Input material:

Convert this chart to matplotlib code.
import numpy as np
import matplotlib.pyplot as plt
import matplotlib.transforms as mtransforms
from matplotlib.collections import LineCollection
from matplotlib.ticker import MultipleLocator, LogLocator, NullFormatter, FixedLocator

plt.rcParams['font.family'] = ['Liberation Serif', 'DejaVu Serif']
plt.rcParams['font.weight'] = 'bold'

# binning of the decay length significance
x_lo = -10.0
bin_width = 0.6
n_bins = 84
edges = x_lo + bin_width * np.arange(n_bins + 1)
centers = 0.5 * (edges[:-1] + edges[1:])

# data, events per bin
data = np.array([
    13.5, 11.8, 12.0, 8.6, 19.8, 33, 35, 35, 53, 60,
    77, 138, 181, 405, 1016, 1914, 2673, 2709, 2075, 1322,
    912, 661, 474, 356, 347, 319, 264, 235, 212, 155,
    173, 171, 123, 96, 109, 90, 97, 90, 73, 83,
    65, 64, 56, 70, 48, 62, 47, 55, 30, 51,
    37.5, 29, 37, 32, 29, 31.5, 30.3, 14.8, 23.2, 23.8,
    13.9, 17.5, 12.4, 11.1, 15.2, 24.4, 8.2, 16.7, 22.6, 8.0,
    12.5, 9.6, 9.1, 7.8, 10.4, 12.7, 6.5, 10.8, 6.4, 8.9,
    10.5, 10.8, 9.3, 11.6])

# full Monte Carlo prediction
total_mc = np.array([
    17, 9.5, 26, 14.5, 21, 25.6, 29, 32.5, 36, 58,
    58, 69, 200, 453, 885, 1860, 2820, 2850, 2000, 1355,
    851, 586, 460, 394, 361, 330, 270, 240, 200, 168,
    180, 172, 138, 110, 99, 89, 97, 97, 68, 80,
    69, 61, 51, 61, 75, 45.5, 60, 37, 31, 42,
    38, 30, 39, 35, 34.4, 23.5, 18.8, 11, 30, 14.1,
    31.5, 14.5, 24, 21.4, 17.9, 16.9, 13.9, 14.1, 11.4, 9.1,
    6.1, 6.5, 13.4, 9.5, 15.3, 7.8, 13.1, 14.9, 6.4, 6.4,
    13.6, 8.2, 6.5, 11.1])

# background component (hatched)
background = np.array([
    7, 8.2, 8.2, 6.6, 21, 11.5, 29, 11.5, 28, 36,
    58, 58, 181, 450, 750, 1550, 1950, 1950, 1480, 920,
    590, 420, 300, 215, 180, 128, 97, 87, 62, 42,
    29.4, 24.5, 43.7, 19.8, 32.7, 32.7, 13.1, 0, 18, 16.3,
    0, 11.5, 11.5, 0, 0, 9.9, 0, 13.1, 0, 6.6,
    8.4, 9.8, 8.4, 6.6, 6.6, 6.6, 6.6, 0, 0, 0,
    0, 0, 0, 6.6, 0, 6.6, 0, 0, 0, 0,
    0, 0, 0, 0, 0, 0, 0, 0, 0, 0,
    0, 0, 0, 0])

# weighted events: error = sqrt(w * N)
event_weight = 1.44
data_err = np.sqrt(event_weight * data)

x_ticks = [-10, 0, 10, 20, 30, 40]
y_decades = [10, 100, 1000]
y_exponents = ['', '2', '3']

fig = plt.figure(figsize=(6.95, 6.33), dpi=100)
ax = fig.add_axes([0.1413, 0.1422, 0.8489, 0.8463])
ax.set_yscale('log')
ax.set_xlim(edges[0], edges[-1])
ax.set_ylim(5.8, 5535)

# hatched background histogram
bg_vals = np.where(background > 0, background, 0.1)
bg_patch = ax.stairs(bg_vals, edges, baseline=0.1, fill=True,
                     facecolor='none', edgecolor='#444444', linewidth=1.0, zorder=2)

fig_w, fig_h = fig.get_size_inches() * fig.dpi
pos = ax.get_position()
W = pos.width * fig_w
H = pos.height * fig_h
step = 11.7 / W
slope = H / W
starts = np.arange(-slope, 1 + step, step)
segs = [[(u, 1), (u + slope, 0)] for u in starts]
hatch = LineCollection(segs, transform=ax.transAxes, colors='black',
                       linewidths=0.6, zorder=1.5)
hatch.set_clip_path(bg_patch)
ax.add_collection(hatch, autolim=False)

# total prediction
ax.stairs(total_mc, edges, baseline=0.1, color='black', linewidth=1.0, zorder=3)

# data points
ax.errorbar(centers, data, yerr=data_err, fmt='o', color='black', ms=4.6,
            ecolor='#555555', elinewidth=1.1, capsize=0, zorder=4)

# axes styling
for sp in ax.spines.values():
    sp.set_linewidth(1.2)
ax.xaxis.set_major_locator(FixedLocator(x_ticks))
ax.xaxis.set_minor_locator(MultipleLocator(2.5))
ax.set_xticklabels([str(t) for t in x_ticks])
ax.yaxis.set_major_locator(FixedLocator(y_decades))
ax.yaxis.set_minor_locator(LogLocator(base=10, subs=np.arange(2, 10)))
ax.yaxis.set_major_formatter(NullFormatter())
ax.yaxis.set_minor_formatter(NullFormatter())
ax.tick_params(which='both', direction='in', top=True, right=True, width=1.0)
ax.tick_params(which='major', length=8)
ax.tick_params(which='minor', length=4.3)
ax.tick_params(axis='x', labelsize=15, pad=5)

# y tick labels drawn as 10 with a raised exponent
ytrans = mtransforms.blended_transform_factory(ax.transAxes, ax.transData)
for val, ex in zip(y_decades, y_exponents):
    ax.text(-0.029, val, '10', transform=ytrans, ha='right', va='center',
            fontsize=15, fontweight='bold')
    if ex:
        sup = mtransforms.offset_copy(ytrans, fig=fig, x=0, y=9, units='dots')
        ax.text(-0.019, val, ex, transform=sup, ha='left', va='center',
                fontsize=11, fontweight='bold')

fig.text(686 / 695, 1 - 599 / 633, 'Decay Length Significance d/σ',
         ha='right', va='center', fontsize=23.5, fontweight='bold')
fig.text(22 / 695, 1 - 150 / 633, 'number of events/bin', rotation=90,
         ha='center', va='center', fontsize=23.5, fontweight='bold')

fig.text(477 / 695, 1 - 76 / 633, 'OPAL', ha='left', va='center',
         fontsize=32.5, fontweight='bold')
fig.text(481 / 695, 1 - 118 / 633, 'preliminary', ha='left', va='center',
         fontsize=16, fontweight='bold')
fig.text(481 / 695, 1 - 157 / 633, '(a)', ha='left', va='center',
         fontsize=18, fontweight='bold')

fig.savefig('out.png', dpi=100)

---

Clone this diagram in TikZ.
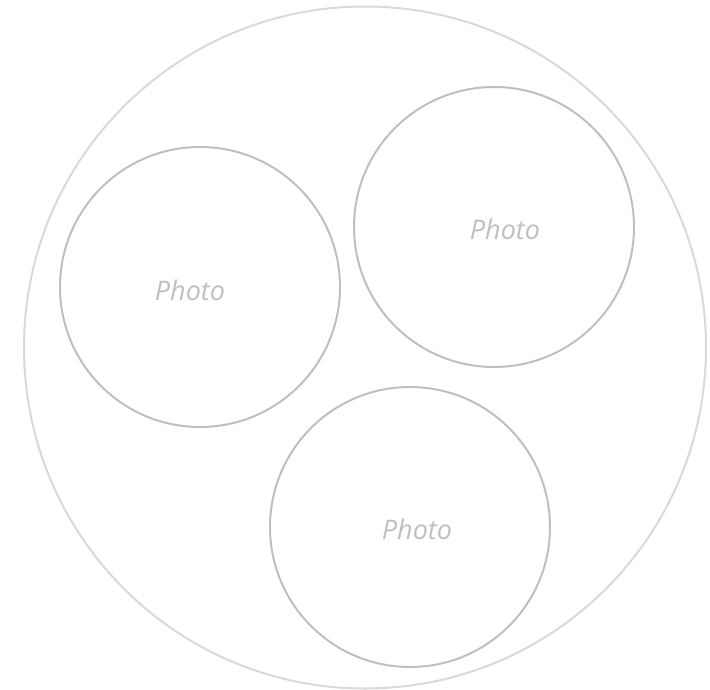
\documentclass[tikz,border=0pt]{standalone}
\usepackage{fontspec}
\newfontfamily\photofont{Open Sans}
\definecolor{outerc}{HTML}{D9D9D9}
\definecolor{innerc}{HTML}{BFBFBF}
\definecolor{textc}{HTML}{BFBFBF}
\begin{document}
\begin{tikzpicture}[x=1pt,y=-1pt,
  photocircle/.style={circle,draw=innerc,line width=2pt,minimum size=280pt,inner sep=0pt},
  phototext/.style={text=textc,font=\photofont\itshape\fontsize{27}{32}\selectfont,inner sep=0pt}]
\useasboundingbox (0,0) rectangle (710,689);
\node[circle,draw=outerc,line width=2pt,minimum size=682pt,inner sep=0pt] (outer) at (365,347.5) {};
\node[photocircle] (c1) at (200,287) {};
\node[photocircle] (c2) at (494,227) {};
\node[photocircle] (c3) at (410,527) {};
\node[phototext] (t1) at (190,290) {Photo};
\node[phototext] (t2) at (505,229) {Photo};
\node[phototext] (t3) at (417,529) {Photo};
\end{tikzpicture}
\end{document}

--

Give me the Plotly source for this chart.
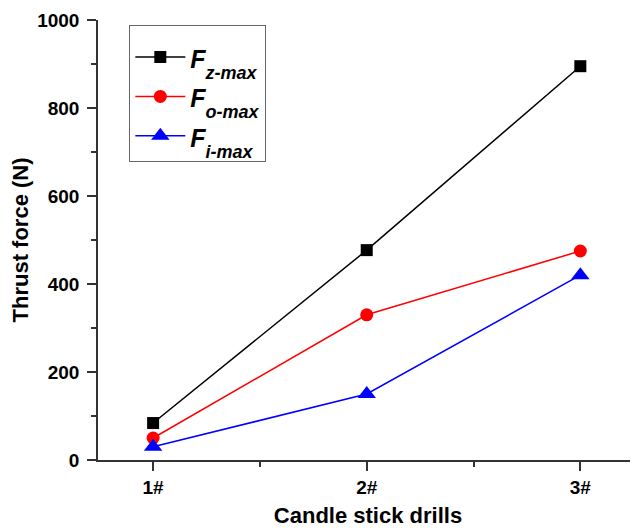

Task statement: Begin with the line that has "Convert this chart to matplotlib code." in the listing above and end after the line that has "from matplotlib.ticker import"; output those lines exactly.

Exercise result:
Convert this chart to matplotlib code.
import numpy as np
import matplotlib.pyplot as plt
import matplotlib.transforms as mtransforms
from matplotlib.collections import LineCollection
from matplotlib.ticker import MultipleLocator, LogLocator, NullFormatter, FixedLocator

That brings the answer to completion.